-- Stored data --
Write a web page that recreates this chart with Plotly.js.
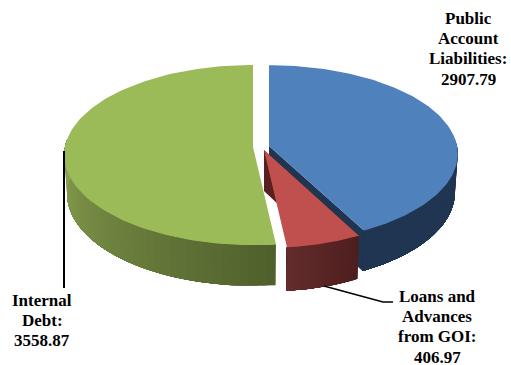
<!DOCTYPE html>
<html>
<head>
<meta charset="utf-8">
<script src="https://cdn.plot.ly/plotly-3.0.1.min.js"></script>
<style>html,body{margin:0;padding:0;background:#fff}#chart{width:511px;height:365px}</style>
</head>
<body>
<div id="chart"></div>
<script>
// Outstanding liabilities by source
const categories = ['Public Account Liabilities', 'Loans and Advances from GOI', 'Internal Debt'];
const values = [2907.79, 406.97, 3558.87];
const labelLines = [
  ['Public', 'Account', 'Liabilities:'],
  ['Loans and', 'Advances', 'from GOI:'],
  ['Internal', 'Debt:']
];

// Slice styling and placement on a 511 by 365 plotting plane
const topColors = ['#4f81bd', '#c0504d', '#9bbb59'];
const sideNear = ['#1f3552', '#4e1e1e', '#4f5f2c'];
const sideFar = ['#1f3552', '#642c2c', '#8ba451'];
const cutColors = ['#1f3552', '#5a1f20', '#4f5f2c'];
const apexX = [269, 264, 253];
const apexY = [146, 150, 147];
const flatten = [0.985, 1, 1];
const wallDepth = [38.5, 41, 38.5];
const labelX = [468, 437, 42];
const labelTop = [18, 296, 300];
const LINE_GAP = 20.2;

// Projection of the tilted disc
const RX = 188, RY = 89.3, PERSP = 0.089, SHRINK = 0.985;

function project(i, deg, r, lower) {
  const t = deg * Math.PI / 180;
  const X = r * Math.sin(t), Y = -r * Math.cos(t);
  const s = 1 / (1 - PERSP * Y);
  const k = lower ? SHRINK : 1;
  return [apexX[i] + RX * X * s * k,
          apexY[i] + RY * flatten[i] * Y * s * k + (lower ? wallDepth[i] * s : 0)];
}
function hex(c) { return [1, 3, 5].map(p => parseInt(c.substr(p, 2), 16)); }
function mix(a, b, f) {
  const A = hex(a), B = hex(b);
  return 'rgb(' + A.map((v, n) => Math.round(v + (B[n] - v) * f)).join(',') + ')';
}
function poly(points, color) {
  return {
    type: 'scatter', mode: 'lines', fill: 'toself', fillcolor: color,
    x: points.map(p => p[0]), y: points.map(p => p[1]),
    line: {color: color, width: 0}, hoverinfo: 'skip', showlegend: false
  };
}

const total = values.reduce((a, b) => a + b, 0);
const spans = [];
values.reduce((start, v) => {
  const end = start + v / total * 360;
  spans.push([start, end]);
  return end;
}, 0);

function wall(i, from, to, color) {
  const upper = [], lower = [];
  for (let n = 0; n <= 40; n++) {
    const t = from + (to - from) * n / 40;
    upper.push(project(i, t, 1, false));
    lower.unshift(project(i, t, 1, true));
  }
  return poly(upper.concat(lower), color);
}

function sliceTraces(i) {
  const [a, b] = spans[i];
  const out = [];
  // cut face along one radius
  const cutAngle = i === 1 ? a : b;
  out.push(poly([project(i, cutAngle, 0, false), project(i, cutAngle, 1, false),
                 project(i, cutAngle, 1, true), project(i, cutAngle, 0, true)], cutColors[i]));
  // outer wall: each shaded band is painted over the previous one so no seams show
  const lo = Math.max(a, 85), hi = Math.min(b, 275);
  const steps = 40;
  if (hi > lo) {
    for (let n = 0; n < steps; n++) {
      const t0 = lo + (hi - lo) * n / steps;
      out.push(wall(i, t0, hi, mix(sideNear[i], sideFar[i], (n + 0.5) / steps)));
    }
  }
  // top face
  const rim = [project(i, a, 0, false)];
  for (let n = 0; n <= 120; n++) rim.push(project(i, a + (b - a) * n / 120, 1, false));
  out.push(poly(rim, topColors[i]));
  return out;
}

// Leader lines run from the slices to their labels
const leaderX = [[64, 64], [324, 383, 393]];
const leaderY = [[151, 288], [286, 302, 302]];
const leaders = leaderX.map((x, n) => ({
  type: 'scatter', mode: 'lines', x: x, y: leaderY[n],
  line: {color: '#000', width: n === 0 ? 2 : 1.5}, hoverinfo: 'skip', showlegend: false
}));

const traces = [...sliceTraces(0), ...sliceTraces(2), ...sliceTraces(1), ...leaders];

// Each label line is placed on its own so the leading stays tight
const annotations = categories.flatMap((c, i) =>
  labelLines[i].concat(values[i].toFixed(2)).map((line, n) => ({
    x: labelX[i], y: labelTop[i] + n * LINE_GAP, xref: 'x', yref: 'y',
    showarrow: false, align: 'center', text: line, height: 16,
    font: {family: '"Liberation Serif", serif', size: 17, color: '#000', weight: 700}
  })));

Plotly.newPlot('chart', traces, {
  width: 511, height: 365, margin: {l: 0, r: 0, t: 0, b: 0},
  paper_bgcolor: '#fff', plot_bgcolor: '#fff', showlegend: false,
  xaxis: {range: [0, 511], visible: false, fixedrange: true},
  yaxis: {range: [365, 0], visible: false, fixedrange: true},
  annotations: annotations
}, {displayModeBar: false, staticPlot: true});
</script>
</body>
</html>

-- What you need to do --
Without the pictures, please reproduce each line of the listing above exactly, from the first one through the line bearing "const RX = 188, RY".

-- Final result --
Write a web page that recreates this chart with Plotly.js.
<!DOCTYPE html>
<html>
<head>
<meta charset="utf-8">
<script src="https://cdn.plot.ly/plotly-3.0.1.min.js"></script>
<style>html,body{margin:0;padding:0;background:#fff}#chart{width:511px;height:365px}</style>
</head>
<body>
<div id="chart"></div>
<script>
// Outstanding liabilities by source
const categories = ['Public Account Liabilities', 'Loans and Advances from GOI', 'Internal Debt'];
const values = [2907.79, 406.97, 3558.87];
const labelLines = [
  ['Public', 'Account', 'Liabilities:'],
  ['Loans and', 'Advances', 'from GOI:'],
  ['Internal', 'Debt:']
];

// Slice styling and placement on a 511 by 365 plotting plane
const topColors = ['#4f81bd', '#c0504d', '#9bbb59'];
const sideNear = ['#1f3552', '#4e1e1e', '#4f5f2c'];
const sideFar = ['#1f3552', '#642c2c', '#8ba451'];
const cutColors = ['#1f3552', '#5a1f20', '#4f5f2c'];
const apexX = [269, 264, 253];
const apexY = [146, 150, 147];
const flatten = [0.985, 1, 1];
const wallDepth = [38.5, 41, 38.5];
const labelX = [468, 437, 42];
const labelTop = [18, 296, 300];
const LINE_GAP = 20.2;

// Projection of the tilted disc
const RX = 188, RY = 89.3, PERSP = 0.089, SHRINK = 0.985;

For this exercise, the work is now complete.